Barman and waiter James Wang joined the Blarney soon after it opened and apart from taking a couple of years off has been there ever since. "It's like a home to me. I don't know what I shall do when it shuts," he said. "Irish people are wonderful."

The thought was echoed by another staffer Helen Han. Helen has been at the Blarney since 2006 and she remembers the difficult early days for her. "I was very shy and it took me a while to pick up the language. Sometimes the accents were difficult to understand."

She is now an accomplished pourer of Guinness (an art that incidentally takes a little time to master). "Now I can pour up to 200 pints a night," she smiled.

For Curran the Blarney Stone has been a special place in many ways. He especially recalls the night a few years ago when a beautiful Chinese woman came in to check out the very first Western bar she had even been in. He met her, showed her around and she now is the happily married Mrs Paul Curran.

But running a bar like this has its downside. For Curran the downside has been saying goodbye to too many people over the years. "What is sometimes sad is when I think of the number of farewells we have had here. That's not so nice. You make great friendships and hope that you can stay friends afterwards but it doesn't always work out like that."

The future is a little uncertain.

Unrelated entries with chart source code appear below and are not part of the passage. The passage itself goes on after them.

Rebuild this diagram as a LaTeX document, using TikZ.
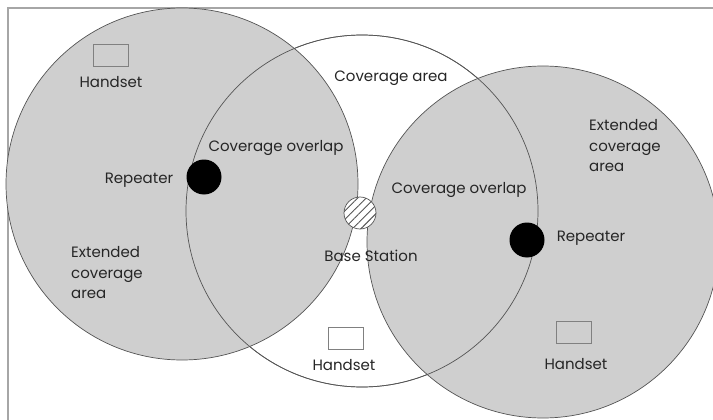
\documentclass[tikz,border=0pt]{standalone}
\usepackage{fontspec}
\setmainfont{Poppins}
\usetikzlibrary{patterns.meta}
\definecolor{areagray}{RGB}{207,207,207}
\definecolor{rimgray}{RGB}{85,85,85}
\tikzset{
  rim/.style={draw=rimgray, line width=0.7pt},
  txt/.style={font=\fontsize{15}{20.5}\selectfont, text=black!85, inner sep=1pt},
  handsetbox/.style={draw=gray, line width=0.6pt, minimum width=35pt, minimum height=22pt, inner sep=0pt},
  repeaterdot/.style={circle, fill=black, minimum size=35pt, inner sep=0pt},
}
\begin{document}
\begin{tikzpicture}[x=1pt,y=-1pt]
   \useasboundingbox (0,0) rectangle (713,420);
   \fill[white] (0,0) rectangle (713,420);
   \draw[gray!70, line width=1.5pt] (8,420) -- (8,8) -- (713,8);
   % coverage areas
   \filldraw[rim, fill=white] (362,211) circle (176pt);
   \fill[areagray] (182,184) circle (176pt);
   \fill[areagray] (543,242) circle (176pt);
   \foreach \cx/\cy in {182/184, 362/211, 543/242}
   {
       \draw[rim] (\cx,\cy) circle (176pt);
   }
   % stations
   \node[repeaterdot] (repL) at (204,177) {};
   \node[repeaterdot] (repR) at (527,240) {};
   \node[circle, draw=rimgray, line width=0.7pt, minimum size=32pt, inner sep=0pt, fill=white,
         postaction={pattern={Lines[angle=45,distance=6pt,line width=1pt]}, pattern color=rimgray}] (base) at (360,213) {};
   % handsets
   \foreach \n/\x/\y in {hsL/111/55, hsM/346/338, hsR/574/332}
   {
       \node[handsetbox] (\n) at (\x,\y) {};
   }
   % labels
   \node[txt] (hsLtext) at (111,82) {Handset};
   \node[txt] (hsMtext) at (344,365) {Handset};
   \node[txt] (hsRtext) at (576,364) {Handset};
   \node[txt] (covarea) at (391,78) {Coverage area};
   \node[txt] (overL) at (276,148) {Coverage overlap};
   \node[txt] (overR) at (459,190) {Coverage overlap};
   \node[txt] (repLtext) at (139,180) {Repeater};
   \node[txt] (repRtext) at (591,238) {Repeater};
   \node[txt] (basetext) at (371,256) {Base Station};
   \node[txt, align=left, anchor=west] (extL) at (70,273) {Extended\\coverage\\area};
   \node[txt, align=left, anchor=west] (extR) at (588,146) {Extended\\coverage\\area};
\end{tikzpicture}
\end{document}
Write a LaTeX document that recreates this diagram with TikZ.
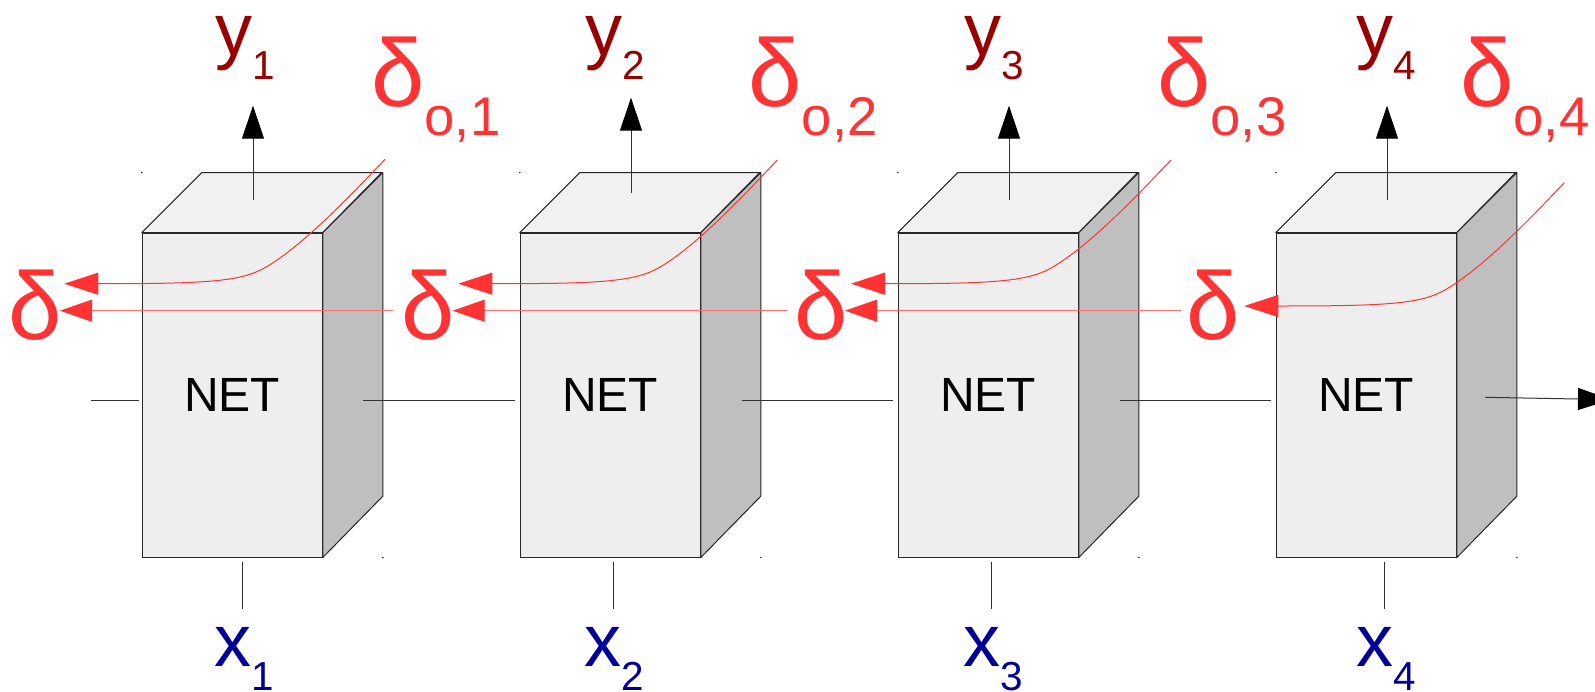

Both Curran and Kelly are looking to stay in Shanghai and pursue different business interests. And exactly what the Blarney will become in the new year is not clear yet. The new owners, the group who run the successful neighboring Camel bar which offers a boisterous Australian sports bar flavour, are yet to finalize the new venture. But Blarney Stone general manager Michael Gardner said that probably the only sure thing was that the new venue would not be Irish at all.